**THE TASK:** Write out the material again exactly, please, and omit the pictures.

**DATA LINES:**
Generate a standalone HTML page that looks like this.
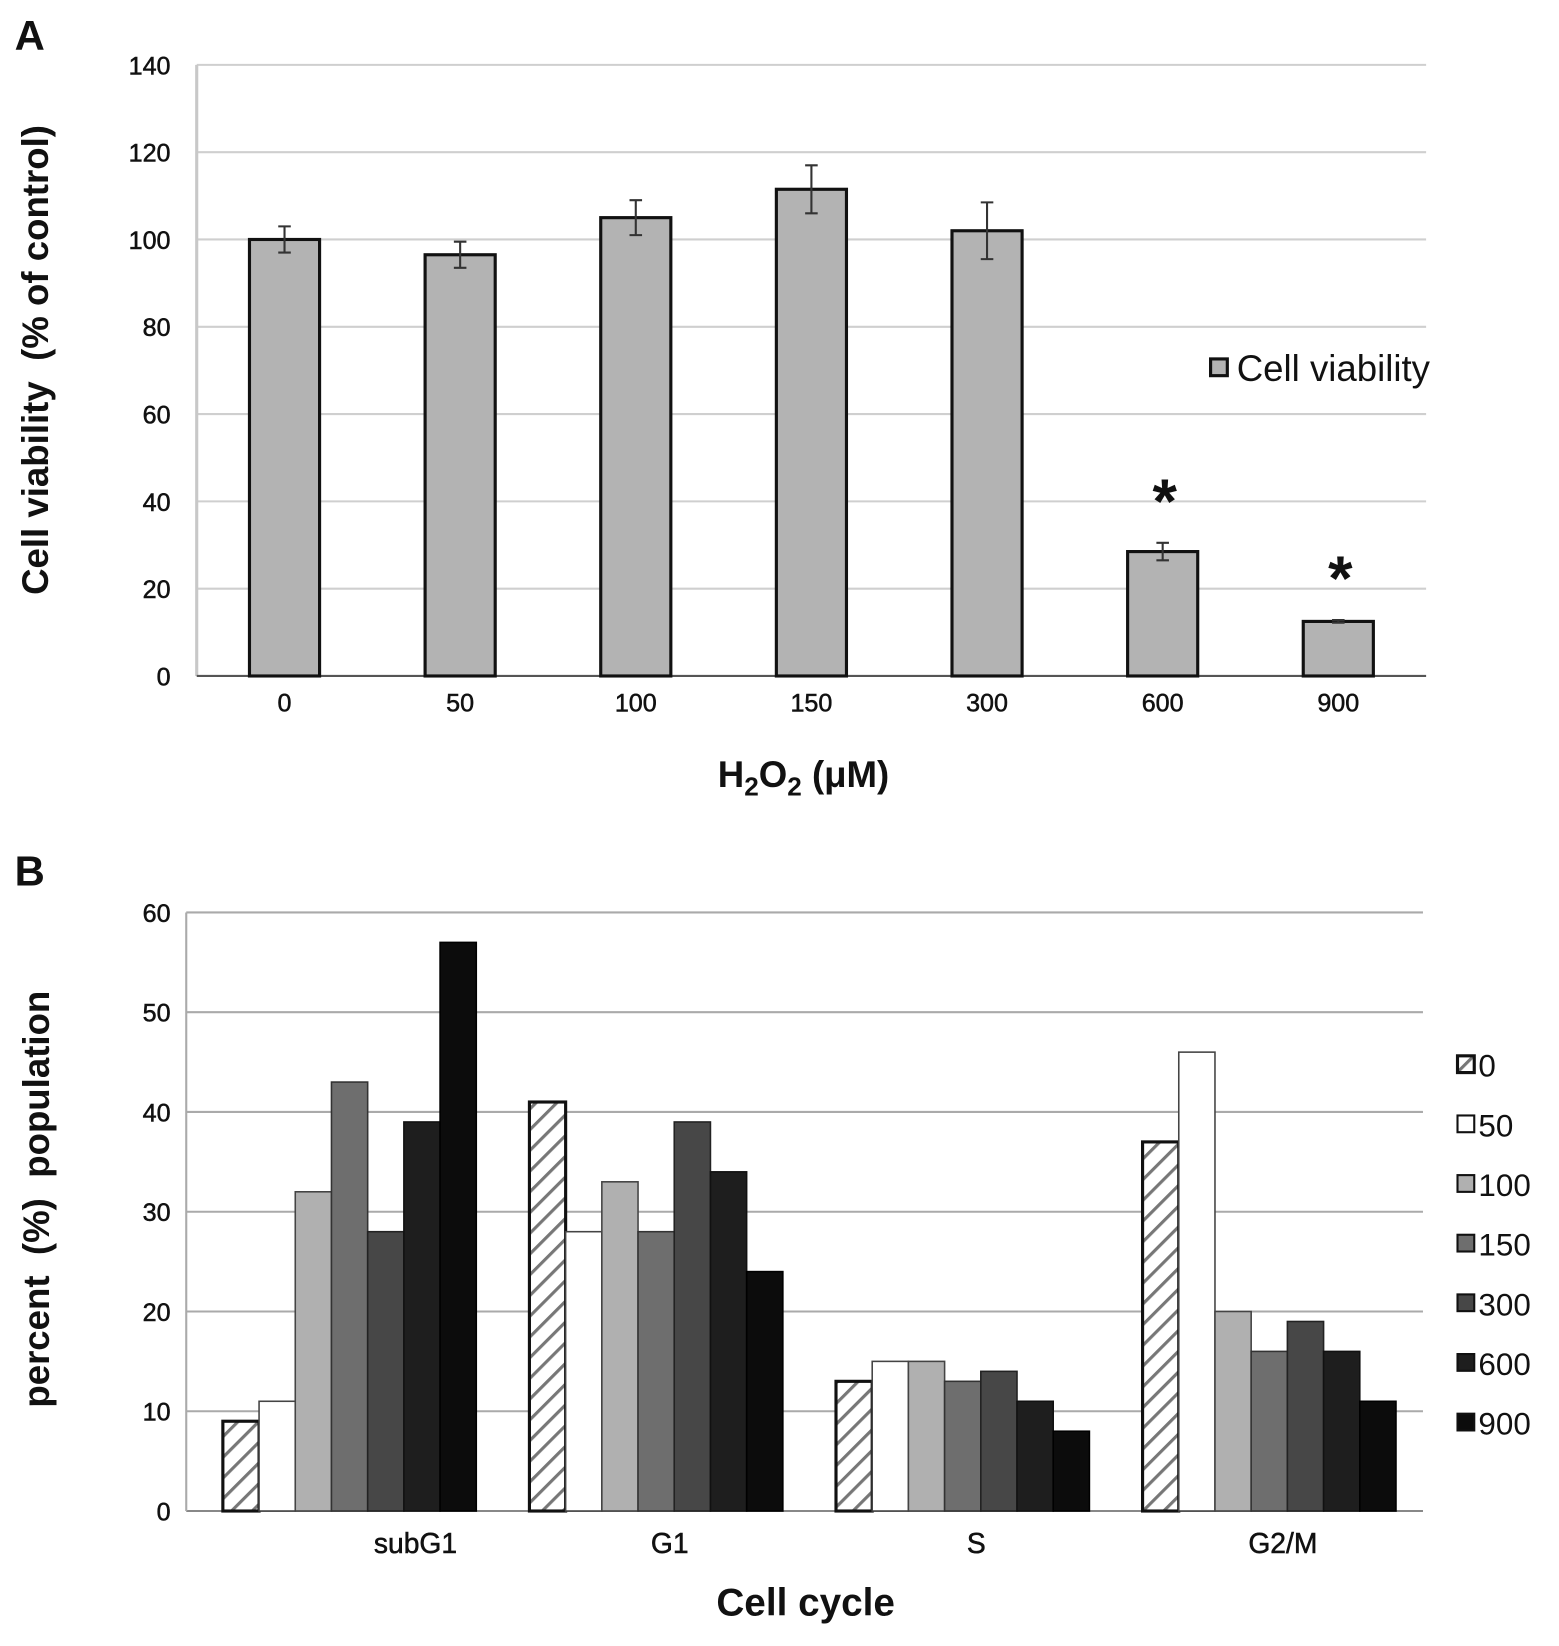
<!DOCTYPE html>
<html><head><meta charset="utf-8"><style>
html,body{margin:0;padding:0;background:#fff}
svg{display:block}
text{font-family:"Liberation Sans",Arial,sans-serif;fill:#111}
</style></head>
<body>
<svg id="fig" width="1559" height="1646" viewBox="0 0 1490 1573" preserveAspectRatio="none" xmlns="http://www.w3.org/2000/svg">
<defs>
<pattern id="hatch" patternUnits="userSpaceOnUse" width="14" height="14" patternTransform="rotate(45)">
<rect width="14" height="14" fill="#fff"/>
<rect x="0" y="0" width="3" height="14" fill="#777"/>
</pattern>
</defs>
<g id="chartA"></g>
<g id="chartB"></g>
</svg>
<script>
// ---- Chart A data ----
const aCategories = ["0","50","100","150","300","600","900"];
const aValues = [100, 96.5, 105, 111.5, 102, 28.5, 12.5];
const aErrors = [3, 3, 4, 5.5, 6.5, 2, 0.3];
const aSignificant = [false,false,false,false,false,true,true];
const aTicks = [0,20,40,60,80,100,120,140];

// ---- Chart B data ----
const bCategories = ["subG1","G1","S","G2/M"];
const bSeriesNames = ["0","50","100","150","300","600","900"];
const bSeries0 = [9, 41, 13, 37];
const bSeries50 = [11, 28, 15, 46];
const bSeries100 = [32, 33, 15, 20];
const bSeries150 = [43, 28, 13, 16];
const bSeries300 = [28, 39, 14, 19];
const bSeries600 = [39, 34, 11, 16];
const bSeries900 = [57, 24, 8, 11];
const bTicks = [0,10,20,30,40,50,60];

const NS = "http://www.w3.org/2000/svg";
function mk(parent, tag, attrs, txt){
  const e = document.createElementNS(NS, tag);
  for (const k in attrs) e.setAttribute(k, attrs[k]);
  if (txt !== undefined) e.textContent = txt;
  parent.appendChild(e);
  return e;
}

// ===== Chart A =====
(function(){
  const g = document.getElementById('chartA');
  const left = 188, right = 1363, y0 = 646, yTop = 62, maxV = 140;
  const y = v => y0 - (v / maxV) * (y0 - yTop);
  const band = (right - left) / aCategories.length;
  const xc = i => left + band * (i + 0.5);
  const bw = 67;
  let t = mk(g,'text',{x:14,y:48,'font-size':40,'font-weight':'bold'},'A');
  
  
  aTicks.forEach(v => {
    if (v > 0) {
      const l = mk(g,'line',{x1:left,x2:right,y1:y(v),y2:y(v),stroke:'#cfcfcf','stroke-width':2});
      
      
    }
    const tl = mk(g,'text',{x:163,y:y(v)+9,'font-size':24,'text-anchor':'end','stroke':'#111','stroke-width':0.5},String(v));
    
    
  });
  let ax = mk(g,'line',{x1:left,x2:left,y1:yTop,y2:y0,stroke:'#c8c8c8','stroke-width':3});
  
  
  let bx = mk(g,'line',{x1:left,x2:right,y1:y0,y2:y0,stroke:'#555','stroke-width':2});
  
  
  aCategories.forEach((c,i) => {
    const v = aValues[i], e = aErrors[i], cx = xc(i);
    const r = mk(g,'rect',{x:cx-bw/2,y:y(v),width:bw,height:y0-y(v),fill:'#b3b3b3',stroke:'#111','stroke-width':3});
    
    
    const eg = mk(g,'path',{d:`M${cx},${y(v+e)}V${y(v-e)}M${cx-6},${y(v+e)}H${cx+6}M${cx-6},${y(v-e)}H${cx+6}`,stroke:'#333','stroke-width':2,fill:'none'});
    
    
    const tl = mk(g,'text',{x:cx,y:680,'font-size':24,'text-anchor':'middle','stroke':'#111','stroke-width':0.5},c);
    
    
    if (aSignificant[i]) {
      const s = mk(g,'text',{x:cx+2,y:y(v+e)-55+36,'font-size':60,'font-weight':'bold','text-anchor':'middle'},'*');
      
      
    }
  });
  let yt = mk(g,'text',{x:0,y:0,'font-size':35,'font-weight':'bold','text-anchor':'middle',transform:'translate(46,344) rotate(-90)'},'Cell viability\u00a0\u00a0(% of control)');
  
  
  let xt = mk(g,'text',{x:686,y:752,'font-size':35,'font-weight':'bold'});
  
  
  xt.innerHTML = 'H<tspan font-size="25" dy="8">2</tspan><tspan dy="-8">O</tspan><tspan font-size="25" dy="8">2</tspan><tspan dy="-8"> (μM)</tspan>';
  let lb = mk(g,'rect',{x:1157,y:343,width:16,height:16,fill:'#b3b3b3',stroke:'#111','stroke-width':3});
  
  
  let lt = mk(g,'text',{x:1182,y:364,'font-size':35},'Cell viability');
  
  
})();

// ===== Chart B =====
(function(){
  const g = document.getElementById('chartB');
  const series = [bSeries0,bSeries50,bSeries100,bSeries150,bSeries300,bSeries600,bSeries900];
  const fills = ['url(#hatch)','#ffffff','#b0b0b0','#6e6e6e','#474747','#1e1e1e','#0c0c0c'];
  const strokes = ['#111','#444','#444','#333','#222','#111','#000'];
  const left = 178, right = 1360, y0 = 1444, yTop = 872, maxV = 60;
  const y = v => y0 - (v / maxV) * (y0 - yTop);
  const groupStart = i => 213 + i * 293;
  const bw = 34.6;
  let t = mk(g,'text',{x:14,y:846,'font-size':40,'font-weight':'bold'},'B');
  
  
  bTicks.forEach(v => {
    const l = mk(g,'line',{x1:left,x2:right,y1:y(v),y2:y(v),stroke:v===0?'#888':'#aaa','stroke-width':2});
    
    
    const tl = mk(g,'text',{x:163,y:y(v)+9,'font-size':24,'text-anchor':'end','stroke':'#111','stroke-width':0.5},String(v));
    
    
  });
  let ax = mk(g,'line',{x1:left,x2:left,y1:yTop,y2:y0,stroke:'#aaa','stroke-width':2});
  
  
  bCategories.forEach((c,i) => {
    series.forEach((s,k) => {
      const v = s[i];
      const r = mk(g,'rect',{x:groupStart(i)+k*bw,y:y(v),width:bw,height:y0-y(v),fill:fills[k],stroke:strokes[k],'stroke-width':k===0?3:1.5});
      
      
    });
    const cx = groupStart(i) + bw*3.5 + (i===0?63:13);
    const tl = mk(g,'text',{x:cx,y:1484,'font-size':27,'text-anchor':'middle','stroke':'#111','stroke-width':0.5},c);
    
    
  });
  let yt = mk(g,'text',{x:0,y:0,'font-size':35,'font-weight':'bold','text-anchor':'middle',transform:'translate(47,1146) rotate(-90)'},'percent\u00a0\u00a0(%)\u00a0\u00a0population');
  
  
  let xt = mk(g,'text',{x:770,y:1544,'font-size':37,'font-weight':'bold','text-anchor':'middle'},'Cell cycle');
  
  
  bSeriesNames.forEach((n,k) => {
    const ly = 1018 + k*57;
    const sw = mk(g,'rect',{x:1393,y:ly-9,width:16,height:16,fill:fills[k],stroke:'#111','stroke-width':k===0?3:2});
    
    
    const lt = mk(g,'text',{x:1413,y:ly+11,'font-size':30},n);
    
    
  });
})();
</script>
</body></html>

**CORRECT RESPONSE:**
Generate a standalone HTML page that looks like this.
<!DOCTYPE html>
<html><head><meta charset="utf-8"><style>
html,body{margin:0;padding:0;background:#fff}
svg{display:block}
text{font-family:"Liberation Sans",Arial,sans-serif;fill:#111}
</style></head>
<body>
<svg id="fig" width="1559" height="1646" viewBox="0 0 1490 1573" preserveAspectRatio="none" xmlns="http://www.w3.org/2000/svg">
<defs>
<pattern id="hatch" patternUnits="userSpaceOnUse" width="14" height="14" patternTransform="rotate(45)">
<rect width="14" height="14" fill="#fff"/>
<rect x="0" y="0" width="3" height="14" fill="#777"/>
</pattern>
</defs>
<g id="chartA"></g>
<g id="chartB"></g>
</svg>
<script>
// ---- Chart A data ----
const aCategories = ["0","50","100","150","300","600","900"];
const aValues = [100, 96.5, 105, 111.5, 102, 28.5, 12.5];
const aErrors = [3, 3, 4, 5.5, 6.5, 2, 0.3];
const aSignificant = [false,false,false,false,false,true,true];
const aTicks = [0,20,40,60,80,100,120,140];

// ---- Chart B data ----
const bCategories = ["subG1","G1","S","G2/M"];
const bSeriesNames = ["0","50","100","150","300","600","900"];
const bSeries0 = [9, 41, 13, 37];
const bSeries50 = [11, 28, 15, 46];
const bSeries100 = [32, 33, 15, 20];
const bSeries150 = [43, 28, 13, 16];
const bSeries300 = [28, 39, 14, 19];
const bSeries600 = [39, 34, 11, 16];
const bSeries900 = [57, 24, 8, 11];
const bTicks = [0,10,20,30,40,50,60];

const NS = "http://www.w3.org/2000/svg";
function mk(parent, tag, attrs, txt){
  const e = document.createElementNS(NS, tag);
  for (const k in attrs) e.setAttribute(k, attrs[k]);
  if (txt !== undefined) e.textContent = txt;
  parent.appendChild(e);
  return e;
}

// ===== Chart A =====
(function(){
  const g = document.getElementById('chartA');
  const left = 188, right = 1363, y0 = 646, yTop = 62, maxV = 140;
  const y = v => y0 - (v / maxV) * (y0 - yTop);
  const band = (right - left) / aCategories.length;
  const xc = i => left + band * (i + 0.5);
  const bw = 67;
  let t = mk(g,'text',{x:14,y:48,'font-size':40,'font-weight':'bold'},'A');
  
  
  aTicks.forEach(v => {
    if (v > 0) {
      const l = mk(g,'line',{x1:left,x2:right,y1:y(v),y2:y(v),stroke:'#cfcfcf','stroke-width':2});
      
      
    }
    const tl = mk(g,'text',{x:163,y:y(v)+9,'font-size':24,'text-anchor':'end','stroke':'#111','stroke-width':0.5},String(v));
    
    
  });
  let ax = mk(g,'line',{x1:left,x2:left,y1:yTop,y2:y0,stroke:'#c8c8c8','stroke-width':3});
  
  
  let bx = mk(g,'line',{x1:left,x2:right,y1:y0,y2:y0,stroke:'#555','stroke-width':2});
  
  
  aCategories.forEach((c,i) => {
    const v = aValues[i], e = aErrors[i], cx = xc(i);
    const r = mk(g,'rect',{x:cx-bw/2,y:y(v),width:bw,height:y0-y(v),fill:'#b3b3b3',stroke:'#111','stroke-width':3});
    
    
    const eg = mk(g,'path',{d:`M${cx},${y(v+e)}V${y(v-e)}M${cx-6},${y(v+e)}H${cx+6}M${cx-6},${y(v-e)}H${cx+6}`,stroke:'#333','stroke-width':2,fill:'none'});
    
    
    const tl = mk(g,'text',{x:cx,y:680,'font-size':24,'text-anchor':'middle','stroke':'#111','stroke-width':0.5},c);
    
    
    if (aSignificant[i]) {
      const s = mk(g,'text',{x:cx+2,y:y(v+e)-55+36,'font-size':60,'font-weight':'bold','text-anchor':'middle'},'*');
      
      
    }
  });
  let yt = mk(g,'text',{x:0,y:0,'font-size':35,'font-weight':'bold','text-anchor':'middle',transform:'translate(46,344) rotate(-90)'},'Cell viability\u00a0\u00a0(% of control)');
  
  
  let xt = mk(g,'text',{x:686,y:752,'font-size':35,'font-weight':'bold'});
  
  
  xt.innerHTML = 'H<tspan font-size="25" dy="8">2</tspan><tspan dy="-8">O</tspan><tspan font-size="25" dy="8">2</tspan><tspan dy="-8"> (μM)</tspan>';
  let lb = mk(g,'rect',{x:1157,y:343,width:16,height:16,fill:'#b3b3b3',stroke:'#111','stroke-width':3});
  
  
  let lt = mk(g,'text',{x:1182,y:364,'font-size':35},'Cell viability');
  
  
})();

// ===== Chart B =====
(function(){
  const g = document.getElementById('chartB');
  const series = [bSeries0,bSeries50,bSeries100,bSeries150,bSeries300,bSeries600,bSeries900];
  const fills = ['url(#hatch)','#ffffff','#b0b0b0','#6e6e6e','#474747','#1e1e1e','#0c0c0c'];
  const strokes = ['#111','#444','#444','#333','#222','#111','#000'];
  const left = 178, right = 1360, y0 = 1444, yTop = 872, maxV = 60;
  const y = v => y0 - (v / maxV) * (y0 - yTop);
  const groupStart = i => 213 + i * 293;
  const bw = 34.6;
  let t = mk(g,'text',{x:14,y:846,'font-size':40,'font-weight':'bold'},'B');
  
  
  bTicks.forEach(v => {
    const l = mk(g,'line',{x1:left,x2:right,y1:y(v),y2:y(v),stroke:v===0?'#888':'#aaa','stroke-width':2});
    
    
    const tl = mk(g,'text',{x:163,y:y(v)+9,'font-size':24,'text-anchor':'end','stroke':'#111','stroke-width':0.5},String(v));
    
    
  });
  let ax = mk(g,'line',{x1:left,x2:left,y1:yTop,y2:y0,stroke:'#aaa','stroke-width':2});
  
  
  bCategories.forEach((c,i) => {
    series.forEach((s,k) => {
      const v = s[i];
      const r = mk(g,'rect',{x:groupStart(i)+k*bw,y:y(v),width:bw,height:y0-y(v),fill:fills[k],stroke:strokes[k],'stroke-width':k===0?3:1.5});
      
      
    });
    const cx = groupStart(i) + bw*3.5 + (i===0?63:13);
    const tl = mk(g,'text',{x:cx,y:1484,'font-size':27,'text-anchor':'middle','stroke':'#111','stroke-width':0.5},c);
    
    
  });
  let yt = mk(g,'text',{x:0,y:0,'font-size':35,'font-weight':'bold','text-anchor':'middle',transform:'translate(47,1146) rotate(-90)'},'percent\u00a0\u00a0(%)\u00a0\u00a0population');
  
  
  let xt = mk(g,'text',{x:770,y:1544,'font-size':37,'font-weight':'bold','text-anchor':'middle'},'Cell cycle');
  
  
  bSeriesNames.forEach((n,k) => {
    const ly = 1018 + k*57;
    const sw = mk(g,'rect',{x:1393,y:ly-9,width:16,height:16,fill:fills[k],stroke:'#111','stroke-width':k===0?3:2});
    
    
    const lt = mk(g,'text',{x:1413,y:ly+11,'font-size':30},n);
    
    
  });
})();
</script>
</body></html>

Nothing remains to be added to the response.